[What is being asked]
The data below should be restated word for word, with every picture omitted.

[Available data]
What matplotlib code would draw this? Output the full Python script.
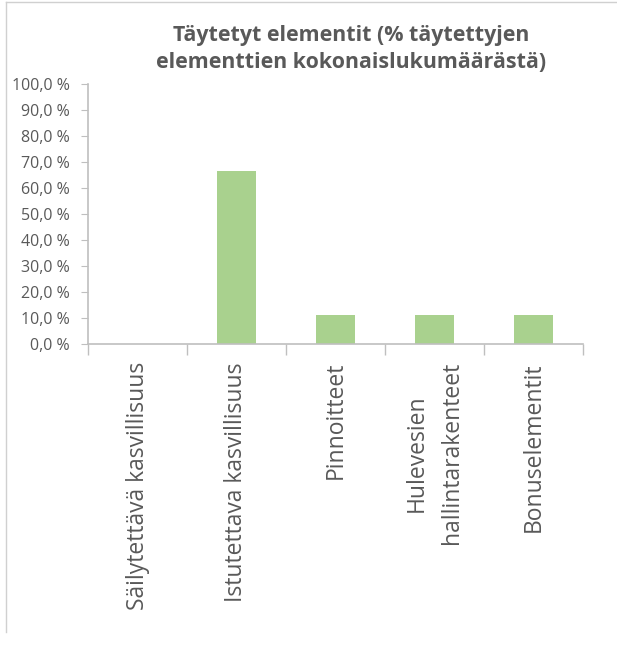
import matplotlib
matplotlib.use("Agg")
import matplotlib.pyplot as plt
from matplotlib.lines import Line2D
from matplotlib.ticker import FuncFormatter, MultipleLocator

# Täytetyt elementit, osuus kaikista täytetyistä elementeistä (%)
categories = ["Säilytettävä kasvillisuus", "Istutettava kasvillisuus", "Pinnoitteet",
              "Hulevesien\nhallintarakenteet", "Bonuselementit"]
shares = [0.0, 66.7, 11.1, 11.1, 11.1]
title = "Täytetyt elementit (% täytettyjen\nelementtien kokonaislukumäärästä)"

plt.rcParams['font.family'] = ['Open Sans', 'DejaVu Sans']
text_col = '#595959'
axis_col = '#BFBFBF'

fig = plt.figure(figsize=(6.17, 6.46), dpi=100)
ax = fig.add_axes([88/617, 1 - 344/646, (583-88)/617, (344-84)/646])

x = list(range(len(categories)))
ax.bar(x, shares, width=0.39, color='#A9D18E', zorder=2)

ax.set_xlim(-0.5, len(categories) - 0.5)
ax.set_ylim(0, 100)
ax.yaxis.set_major_locator(MultipleLocator(10))
ax.yaxis.set_major_formatter(FuncFormatter(lambda v, p: f"{v:.1f} %".replace('.', ',')))

for s in ['top', 'right']:
    ax.spines[s].set_visible(False)
for s in ['left', 'bottom']:
    ax.spines[s].set_color(axis_col)
    ax.spines[s].set_linewidth(1.2)

ax.tick_params(axis='y', length=5, color=axis_col, labelcolor=text_col, labelsize=11.5, pad=8)
# category separators as major ticks, names on minor ticks at bar centres
ax.set_xticks([i + 0.5 for i in range(-1, len(categories))], minor=False)
ax.set_xticklabels([])
ax.tick_params(axis='x', length=8, color=axis_col, width=1)
ax.set_xticks(x, minor=True)
ax.set_xticklabels(categories, minor=True, rotation=90, ha='center', va='top',
                   multialignment='center', fontsize=16.5, color=text_col)
ax.tick_params(axis='x', which='minor', length=0, pad=13)
for lbl in ax.get_xticklabels(minor=True):
    lbl.set_linespacing(1.6)

fig.text(351/617, 1 - 25/646, title, ha='center', va='top', fontsize=15.4,
         fontweight='bold', color=text_col, linespacing=1.38)

# chart frame on the top and left edges
fig.add_artist(Line2D([6/617, 1], [1 - 2/646, 1 - 2/646], color='#D0D0D0', lw=1))
fig.add_artist(Line2D([6/617, 6/617], [1 - 2/646, 1 - 632/646], color='#D0D0D0', lw=1))

fig.savefig("out.png", dpi=100)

[Result]
What matplotlib code would draw this? Output the full Python script.
import matplotlib
matplotlib.use("Agg")
import matplotlib.pyplot as plt
from matplotlib.lines import Line2D
from matplotlib.ticker import FuncFormatter, MultipleLocator

# Täytetyt elementit, osuus kaikista täytetyistä elementeistä (%)
categories = ["Säilytettävä kasvillisuus", "Istutettava kasvillisuus", "Pinnoitteet",
              "Hulevesien\nhallintarakenteet", "Bonuselementit"]
shares = [0.0, 66.7, 11.1, 11.1, 11.1]
title = "Täytetyt elementit (% täytettyjen\nelementtien kokonaislukumäärästä)"

plt.rcParams['font.family'] = ['Open Sans', 'DejaVu Sans']
text_col = '#595959'
axis_col = '#BFBFBF'

fig = plt.figure(figsize=(6.17, 6.46), dpi=100)
ax = fig.add_axes([88/617, 1 - 344/646, (583-88)/617, (344-84)/646])

x = list(range(len(categories)))
ax.bar(x, shares, width=0.39, color='#A9D18E', zorder=2)

ax.set_xlim(-0.5, len(categories) - 0.5)
ax.set_ylim(0, 100)
ax.yaxis.set_major_locator(MultipleLocator(10))
ax.yaxis.set_major_formatter(FuncFormatter(lambda v, p: f"{v:.1f} %".replace('.', ',')))

for s in ['top', 'right']:
    ax.spines[s].set_visible(False)
for s in ['left', 'bottom']:
    ax.spines[s].set_color(axis_col)
    ax.spines[s].set_linewidth(1.2)

ax.tick_params(axis='y', length=5, color=axis_col, labelcolor=text_col, labelsize=11.5, pad=8)
# category separators as major ticks, names on minor ticks at bar centres
ax.set_xticks([i + 0.5 for i in range(-1, len(categories))], minor=False)
ax.set_xticklabels([])
ax.tick_params(axis='x', length=8, color=axis_col, width=1)
ax.set_xticks(x, minor=True)
ax.set_xticklabels(categories, minor=True, rotation=90, ha='center', va='top',
                   multialignment='center', fontsize=16.5, color=text_col)
ax.tick_params(axis='x', which='minor', length=0, pad=13)
for lbl in ax.get_xticklabels(minor=True):
    lbl.set_linespacing(1.6)

fig.text(351/617, 1 - 25/646, title, ha='center', va='top', fontsize=15.4,
         fontweight='bold', color=text_col, linespacing=1.38)

# chart frame on the top and left edges
fig.add_artist(Line2D([6/617, 1], [1 - 2/646, 1 - 2/646], color='#D0D0D0', lw=1))
fig.add_artist(Line2D([6/617, 6/617], [1 - 2/646, 1 - 632/646], color='#D0D0D0', lw=1))

fig.savefig("out.png", dpi=100)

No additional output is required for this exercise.